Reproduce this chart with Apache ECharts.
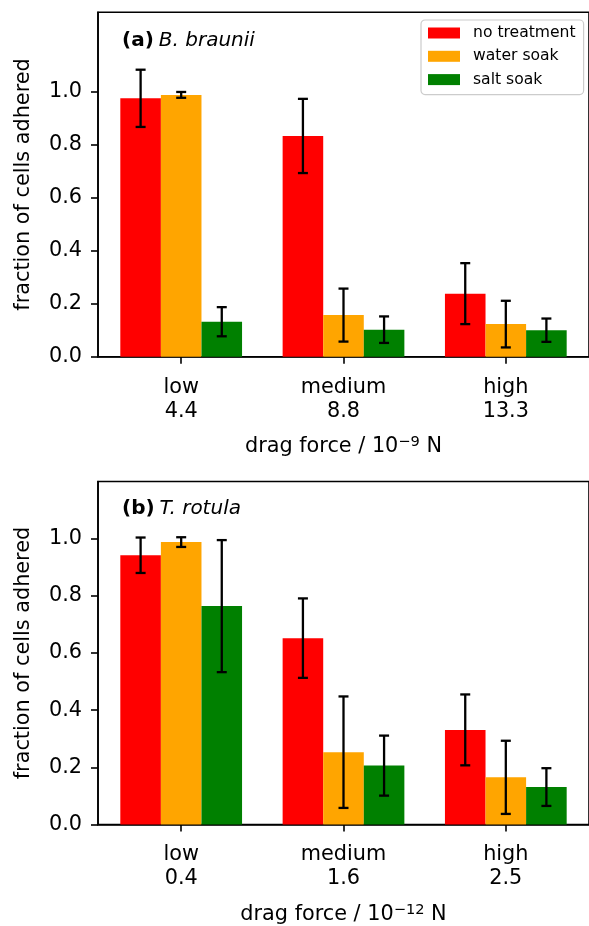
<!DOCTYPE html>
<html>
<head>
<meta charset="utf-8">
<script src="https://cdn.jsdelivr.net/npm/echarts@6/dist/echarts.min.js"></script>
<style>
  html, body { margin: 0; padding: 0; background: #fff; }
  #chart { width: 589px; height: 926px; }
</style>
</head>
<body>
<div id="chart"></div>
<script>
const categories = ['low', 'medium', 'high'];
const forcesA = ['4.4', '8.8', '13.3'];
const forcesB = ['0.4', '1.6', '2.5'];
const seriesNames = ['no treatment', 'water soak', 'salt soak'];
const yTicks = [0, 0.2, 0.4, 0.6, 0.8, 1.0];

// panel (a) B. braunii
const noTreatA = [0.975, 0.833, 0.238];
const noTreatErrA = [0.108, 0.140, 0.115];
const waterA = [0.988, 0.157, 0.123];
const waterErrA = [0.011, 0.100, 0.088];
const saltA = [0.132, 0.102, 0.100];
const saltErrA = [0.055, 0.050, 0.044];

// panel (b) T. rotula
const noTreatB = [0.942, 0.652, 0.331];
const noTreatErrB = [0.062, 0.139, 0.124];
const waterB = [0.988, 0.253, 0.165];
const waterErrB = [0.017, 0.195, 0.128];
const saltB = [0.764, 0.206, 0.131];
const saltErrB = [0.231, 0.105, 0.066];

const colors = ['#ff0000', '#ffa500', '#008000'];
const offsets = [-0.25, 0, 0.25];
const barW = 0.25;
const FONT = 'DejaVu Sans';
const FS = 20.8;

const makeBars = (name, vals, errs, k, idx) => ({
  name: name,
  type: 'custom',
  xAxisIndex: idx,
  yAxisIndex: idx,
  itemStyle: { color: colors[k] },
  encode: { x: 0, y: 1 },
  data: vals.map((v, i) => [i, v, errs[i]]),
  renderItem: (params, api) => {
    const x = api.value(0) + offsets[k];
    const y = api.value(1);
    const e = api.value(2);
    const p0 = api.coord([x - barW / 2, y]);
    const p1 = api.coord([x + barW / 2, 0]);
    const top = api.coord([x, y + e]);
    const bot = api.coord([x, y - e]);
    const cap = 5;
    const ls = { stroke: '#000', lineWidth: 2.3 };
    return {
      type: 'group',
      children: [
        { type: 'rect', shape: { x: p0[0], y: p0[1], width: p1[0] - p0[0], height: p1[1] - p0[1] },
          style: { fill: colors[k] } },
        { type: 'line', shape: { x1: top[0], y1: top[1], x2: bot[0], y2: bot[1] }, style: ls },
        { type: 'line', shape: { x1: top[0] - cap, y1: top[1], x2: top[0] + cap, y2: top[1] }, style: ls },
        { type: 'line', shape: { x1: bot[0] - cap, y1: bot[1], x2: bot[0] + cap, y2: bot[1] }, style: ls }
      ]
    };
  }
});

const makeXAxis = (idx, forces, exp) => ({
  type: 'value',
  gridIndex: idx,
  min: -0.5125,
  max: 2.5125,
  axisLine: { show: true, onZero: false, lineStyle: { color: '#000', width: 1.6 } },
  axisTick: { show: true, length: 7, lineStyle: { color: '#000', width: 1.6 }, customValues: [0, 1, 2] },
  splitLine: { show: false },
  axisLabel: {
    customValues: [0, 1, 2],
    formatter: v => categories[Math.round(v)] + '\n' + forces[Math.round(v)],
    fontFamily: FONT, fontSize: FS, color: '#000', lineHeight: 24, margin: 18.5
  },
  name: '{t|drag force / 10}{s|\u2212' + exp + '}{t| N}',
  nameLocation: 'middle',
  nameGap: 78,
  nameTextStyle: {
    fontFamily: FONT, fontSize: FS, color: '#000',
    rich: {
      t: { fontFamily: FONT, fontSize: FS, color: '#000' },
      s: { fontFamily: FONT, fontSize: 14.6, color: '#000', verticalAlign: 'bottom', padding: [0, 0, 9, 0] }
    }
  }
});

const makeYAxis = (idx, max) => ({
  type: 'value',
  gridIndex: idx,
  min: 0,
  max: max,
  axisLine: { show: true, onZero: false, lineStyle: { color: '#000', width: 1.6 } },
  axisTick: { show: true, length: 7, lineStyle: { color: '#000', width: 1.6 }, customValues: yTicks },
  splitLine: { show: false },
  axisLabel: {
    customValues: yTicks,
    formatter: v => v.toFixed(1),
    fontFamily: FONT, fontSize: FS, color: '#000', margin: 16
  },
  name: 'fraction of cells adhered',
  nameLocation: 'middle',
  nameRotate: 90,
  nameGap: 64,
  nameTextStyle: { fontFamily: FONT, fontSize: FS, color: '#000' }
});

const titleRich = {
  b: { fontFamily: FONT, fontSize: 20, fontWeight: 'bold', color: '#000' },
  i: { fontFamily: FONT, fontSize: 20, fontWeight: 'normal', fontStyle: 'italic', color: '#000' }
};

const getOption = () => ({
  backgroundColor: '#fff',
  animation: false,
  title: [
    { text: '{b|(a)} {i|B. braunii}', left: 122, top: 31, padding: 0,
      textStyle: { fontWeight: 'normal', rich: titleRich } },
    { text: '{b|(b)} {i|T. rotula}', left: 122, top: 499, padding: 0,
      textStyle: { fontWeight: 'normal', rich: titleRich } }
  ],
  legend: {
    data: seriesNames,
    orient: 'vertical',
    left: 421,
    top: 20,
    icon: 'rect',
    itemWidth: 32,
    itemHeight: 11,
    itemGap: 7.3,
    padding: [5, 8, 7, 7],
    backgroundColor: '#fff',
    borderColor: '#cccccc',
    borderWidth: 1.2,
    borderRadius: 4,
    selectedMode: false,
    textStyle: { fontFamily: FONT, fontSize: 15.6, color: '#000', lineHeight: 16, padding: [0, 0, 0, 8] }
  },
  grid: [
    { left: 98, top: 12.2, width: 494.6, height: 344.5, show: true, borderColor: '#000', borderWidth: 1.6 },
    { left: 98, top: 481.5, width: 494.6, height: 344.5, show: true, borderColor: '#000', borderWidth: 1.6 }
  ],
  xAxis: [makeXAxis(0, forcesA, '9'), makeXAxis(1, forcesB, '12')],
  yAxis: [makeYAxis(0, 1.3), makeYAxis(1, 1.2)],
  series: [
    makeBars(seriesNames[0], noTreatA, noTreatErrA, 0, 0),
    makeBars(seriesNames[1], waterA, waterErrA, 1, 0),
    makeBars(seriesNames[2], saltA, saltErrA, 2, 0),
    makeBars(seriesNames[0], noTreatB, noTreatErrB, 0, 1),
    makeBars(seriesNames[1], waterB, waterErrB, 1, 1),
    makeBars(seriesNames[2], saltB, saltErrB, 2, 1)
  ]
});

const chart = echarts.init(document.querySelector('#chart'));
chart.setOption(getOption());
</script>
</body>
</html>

§

## What the exercise asks
Repeat the listing above from its first line through the line that contains "const FS = 20.8;", both included, and nothing more. Drop the pictures.

## Response to the exercise
Reproduce this chart with Apache ECharts.
<!DOCTYPE html>
<html>
<head>
<meta charset="utf-8">
<script src="https://cdn.jsdelivr.net/npm/echarts@6/dist/echarts.min.js"></script>
<style>
  html, body { margin: 0; padding: 0; background: #fff; }
  #chart { width: 589px; height: 926px; }
</style>
</head>
<body>
<div id="chart"></div>
<script>
const categories = ['low', 'medium', 'high'];
const forcesA = ['4.4', '8.8', '13.3'];
const forcesB = ['0.4', '1.6', '2.5'];
const seriesNames = ['no treatment', 'water soak', 'salt soak'];
const yTicks = [0, 0.2, 0.4, 0.6, 0.8, 1.0];

// panel (a) B. braunii
const noTreatA = [0.975, 0.833, 0.238];
const noTreatErrA = [0.108, 0.140, 0.115];
const waterA = [0.988, 0.157, 0.123];
const waterErrA = [0.011, 0.100, 0.088];
const saltA = [0.132, 0.102, 0.100];
const saltErrA = [0.055, 0.050, 0.044];

// panel (b) T. rotula
const noTreatB = [0.942, 0.652, 0.331];
const noTreatErrB = [0.062, 0.139, 0.124];
const waterB = [0.988, 0.253, 0.165];
const waterErrB = [0.017, 0.195, 0.128];
const saltB = [0.764, 0.206, 0.131];
const saltErrB = [0.231, 0.105, 0.066];

const colors = ['#ff0000', '#ffa500', '#008000'];
const offsets = [-0.25, 0, 0.25];
const barW = 0.25;
const FONT = 'DejaVu Sans';
const FS = 20.8;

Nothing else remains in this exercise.